Oversized and Heavy Lift (OOG) Logistics

While standard logistics processes focus primarily on moving standard containers and boxes, Oversized (Out-of-Gauge - OOG) and Heavy Lift logistics begin where traditional transportation rules end. The massive turbines that form the heart of industrial plants, wind energy blades, aerospace structures, mining machinery, and giant reactors simply do not fit into standard dimensions, truck beds, or standard containers. Transporting these assets is far more than a mere "delivery" operation; it is a complex engineering project requiring advanced mathematics, physics, international law, and high-level operational management.

Below is an end-to-end overview of the technical and operational details that define Project Cargo and Heavy Lift logistics—the most challenging, high-risk, and prestigious segment of the global supply chain:

1. Core Concepts: What Are OOG and Heavy Lift?

Oversized / OOG (Out-of-Gauge): Shipments that exceed the dimensions of standard transport equipment (such as 20' or 40' standard containers) due to their width, height, or length. These loads cannot pass through standard road tunnels, can get caught under bridges, or might not fit through standard aircraft cargo doors.
Heavy Lift: Shipments that, regardless of their physical size, exceed standard transport weight limits. They require specialized hydraulic trailers, heavy-duty cranes, or dedicated charter aircraft to be safely moved.

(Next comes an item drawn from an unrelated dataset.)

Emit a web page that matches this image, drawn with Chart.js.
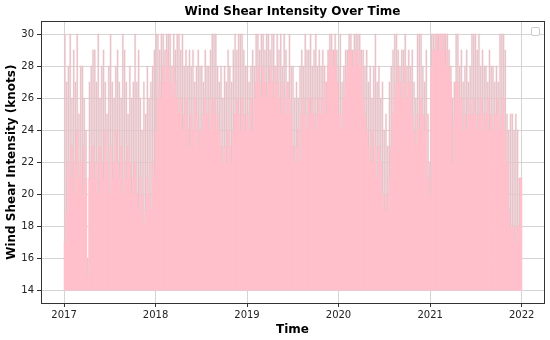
<!DOCTYPE html>
<html>
<head>
<meta charset="utf-8">
<script src="https://cdn.jsdelivr.net/npm/chart.js@4.4.1/dist/chart.umd.min.js"></script>
<style>
  body { margin: 0; background: #fff; }
</style>
</head>
<body>
<canvas id="chart" width="550" height="340"></canvas>
<script>
// Weekly readings in knots, first week starts 2017-01-01.
// typical = level most days of the week reach, peak = highest day of the week
const typical2017 = [17,19,22,21,23,20,22,24,21,22,20,23,21, 15,
  21,22,23,21,22,20,23,22,21,24,22,20,23,21,22,24,22,21,23,20,22,21,23,22,20,21,22,
  20,19,21,20,18,19,21,20,19,22,21]
const peak2017 = [30,27,28,30,26,29,27,30,25,28,28,26,24, 16,
  27,28,29,29,27,30,26,28,29,27,25,28,30,27,26,28,29,27,26,30,29,27,25,28,26,27,30,
  27,29,26,24,27,25,28,26,27,28,29]

const typical2018 = [24,26,27,26,28,27,29,28,27,26,28,27,26,
  25,26,24,25,26,24,23,25,24,26,25,23,24,
  24,25,26,25,24,26,25,26,24,25,24,23,22,
  23,22,24,23,22,24,25,26,25,24,26,25,24]
const peak2018 = [30,30,29,30,30,29,30,30,30,28,30,29,30,
  30,29,30,28,29,28,29,28,29,27,28,29,28,
  28,27,29,28,28,29,30,30,30,28,27,28,26,
  28,27,29,28,27,29,30,29,30,30,30,29,28]

const typical2019 = [25,24,26,24,26,27,28,27,26,28,27,26,27,28,
  27,26,28,27,26,25,27,26,25,27,26,25,23,22,
  23,24,22,25,26,25,24,26,25,26,25,24,25,26,
  25,26,27,25,28,29,29,28,29,27]
const peak2019 = [28,27,28,29,28,30,30,29,30,30,29,30,30,29,
  30,30,28,30,29,30,28,30,29,27,30,28,28,26,
  27,26,28,29,28,30,29,29,30,28,29,30,28,29,
  28,29,28,27,29,30,30,29,30,29]

const typical2020 = [25,25,24,26,27,
  28,29,29,28,29,29,28,29,28,
  26,25,24,23,22,24,22,23,21,23,22,20,19,20,19,21,23,
  25,26,27,28,27,26,27,28,26,27,
  27,25,24,23,25,24,26,25,24,25,21]
const peak2020 = [28,30,27,28,29,
  29,30,30,29,30,30,30,30,29,
  29,28,29,27,28,26,28,30,27,28,26,27,24,25,23,27,28,
  29,30,30,29,28,29,29,30,28,29,
  28,29,27,26,30,30,30,28,27,29,25]

const typical2021 = [20,
  28,29,29,30,29,30,29,30,28,29,28,
  27,22,25, 27,27,26,26,
  24,25,24,26,25,25,26,25,24,25,26,25,24,25,26,24,25,24,25,
  25,26,24,25,26,24,
  22,19,18,18,18,17,18,18,21]
const peak2021 = [22,
  30,30,30,30,30,30,30,30,30,30,29,
  28,26,27, 30,30,28,29,
  27,28,29,27,28,30,30,30,29,30,28,29,28,28,27,29,28,28,27,
  28,27,30,30,30,29,
  25,24,25,25,24,25,24,21,21]

const yearTicks = [2017, 2018, 2019, 2020, 2021, 2022]
const knotTicks = [14, 16, 18, 20, 22, 24, 26, 28, 30]
const baseKnots = 14

const typical = [].concat(typical2017, typical2018, typical2019, typical2020, typical2021)
const peak = [].concat(peak2017, peak2018, peak2019, peak2020, peak2021)

const DAY = 86400000
const start = Date.UTC(2017, 0, 1)
const weeks = typical.map((_, i) => start + (i * 7 + 3.5) * DAY)

// matplotlib-style box round the axes and the empty legend frame
const frame = {
  id: 'frame',
  afterDraw(chart) {
    const { ctx, chartArea: a } = chart
    ctx.save()
    ctx.strokeStyle = '#333'
    ctx.lineWidth = 1
    ctx.strokeRect(Math.round(a.left) + 0.5, Math.round(a.top) + 0.5,
      Math.round(a.right - a.left), Math.round(a.bottom - a.top))
    ctx.strokeStyle = '#cccccc'
    ctx.fillStyle = '#fff'
    ctx.beginPath()
    ctx.roundRect(Math.round(a.right) - 12.5, Math.round(a.top) + 6.5, 8, 8, 1.5)
    ctx.fill()
    ctx.stroke()
    ctx.restore()
  }
}

const tickFont = { family: 'DejaVu Sans', size: 10 }
const titleFont = { family: 'DejaVu Sans', size: 12, weight: 'bold' }

new Chart(document.getElementById('chart'), {
  type: 'bar',
  data: {
    datasets: [
      {
        data: weeks.map((x, i) => ({ x: x, y: [typical[i], peak[i]] })),
        backgroundColor: '#e2c4c9',
        barThickness: 0.6,
        grouped: false
      },
      {
        data: weeks.map((x, i) => ({ x: x, y: [typical[i], peak[i]] })),
        backgroundColor: 'rgba(255,192,203,0.3)',
        barPercentage: 1,
        categoryPercentage: 1,
        grouped: false
      },
      {
        data: weeks.map((x, i) => ({ x: x, y: [baseKnots, typical[i]] })),
        backgroundColor: '#ffc0cb',
        barPercentage: 1,
        categoryPercentage: 1,
        grouped: false
      }
    ]
  },
  options: {
    responsive: false,
    animation: false,
    devicePixelRatio: 1,
    layout: { padding: { left: 0, right: 6, top: 0, bottom: 0 } },
    plugins: {
      legend: { display: false },
      tooltip: { enabled: false },
      title: {
        display: true,
        text: 'Wind Shear Intensity Over Time',
        color: '#000',
        font: titleFont,
        fullSize: false,
        padding: { top: 5, bottom: 2 }
      }
    },
    scales: {
      x: {
        type: 'linear',
        offset: false,
        min: start - 92 * DAY,
        max: Date.UTC(2022, 0, 1) + 89 * DAY,
        afterBuildTicks: s => { s.ticks = yearTicks.map(y => ({ value: Date.UTC(y, 0, 1) })) },
        afterFit: s => { s.height = 37 },
        ticks: {
          color: '#222',
          font: tickFont,
          padding: 2,
          maxRotation: 0,
          callback: v => new Date(v).getUTCFullYear()
        },
        grid: { color: '#d4d4d4', tickColor: '#333', tickLength: 4, offset: false },
        border: { color: '#333' },
        title: { display: true, text: 'Time', color: '#000', font: titleFont, padding: { top: 0, bottom: 3 } }
      },
      y: {
        min: 13.2,
        max: 30.8,
        afterBuildTicks: s => { s.ticks = knotTicks.map(v => ({ value: v })) },
        afterFit: s => { s.width = 41 },
        ticks: { color: '#222', font: tickFont, padding: 3 },
        grid: { color: '#d4d4d4', tickColor: '#333', tickLength: 4 },
        border: { color: '#333' },
        title: {
          display: true,
          text: 'Wind Shear Intensity (knots)',
          color: '#000',
          font: titleFont,
          padding: { top: 5, bottom: 0 }
        }
      }
    }
  },
  plugins: [frame]
})
</script>
</body>
</html>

2. Multimodal Transportation Solutions

A single mode of transport is rarely sufficient in OOG logistics. Typically, an integrated combination of all modes is utilized on the journey from the factory floor to the final job site:

Air Freight (Air Chartering): When time is critical—such as delivering an urgent generator to a shut-down oil refinery—massive cargo aircraft like the Antonov An-124 or Boeing 747-8F are chartered. Featuring nose or tail-loading capabilities, these giants allow immense loads to be rolled or slid directly into the main deck.
Ocean Freight (Breakbulk & Ro-Ro): Cargo that cannot fit into standard container vessels is loaded directly onto the decks or into the holds of "Breakbulk" vessels using heavy-duty port or ship cranes. Wheel-based heavy machinery is driven directly onto specialized "Ro-Ro" (Roll-on/Roll-off) vessels.
Road Freight & SPMTs (Self-Propelled Modular Transporters): For transport from ports to final inland sites, computer-controlled hydraulic heavy-lift trailers with hundreds of wheels (SPMTs) are used. These vehicles distribute the extreme weight evenly across the pavement to prevent road damage or bridge collapse.

3. Step-by-Step Project Management and Operational Workflow

In heavy lift logistics, the margin for error is zero. A single miscalculation of a bridge clearance can lead to millions of dollars in damages or months of project delays. Operations are managed through precise phases:

Route Survey and Feasibility: Months before the cargo moves, engineering teams physically scout the entire route. They measure bridge load capacities, calculate turning radiuses, and check the heights of overhead power lines, traffic signs, and trees. Plans are made to temporarily dismantle obstacles where necessary.
Rigging & Lashing Engineering: The Center of Gravity (CoG) of the load is calculated down to the millimeter. Using specialized computer-aided design (CAD) software, engineers simulate the exact strength requirements for steel cables and chains (lashing) to secure the load against ocean storms or transit vibrations.
Permit and Escort Management: Moving oversized loads on public highways requires special transit permits from local municipalities, highway authorities, and police departments. To ensure public safety and prevent traffic congestion, civilian and official police escorts accompany the convoy. These operations are frequently restricted to late-night hours when traffic is lowest.
Site Installation (Jack & Slide / Mobile Cranes): The mission does not end when the truck reaches the destination. Using massive mobile cranes or hydraulic Jack & Slide systems, the heavy equipment is positioned onto its factory foundation or assembly bay with millimeter precision.

4. Key Industry Challenges and Risk Mitigation

Infrastructure Deficiencies: Weak bridges, narrow urban corridors, and inadequate crane capacities at developing ports represent the most restrictive physical barriers.
Adverse Weather: Transporting a massive wind turbine blade or a wide storage tank during high winds can destabilize or overturn a vehicle. At sea, rough waves exert tons of additional dynamic force on lashing mechanisms.
Regulatory Discrepancies: In cross-border transport, every country enforces distinct legal weight thresholds, escort protocols, and permitting timelines. The global regulatory expertise of the logistics provider is vital to navigating these bottlenecks.

5. Future Trends: Digital Twins and Smart Planning

Driven by Industry 4.0, OOG logistics is undergoing rapid digitalization. Providers now construct a Digital Twin of both the cargo and the planned route. By leveraging 3D laser scanners and AI-driven algorithms, engineers can test whether a heavy-haul trailer can navigate a tight hairpin turn or clear a low tunnel with 100% certainty before the physical asset ever leaves the factory gate.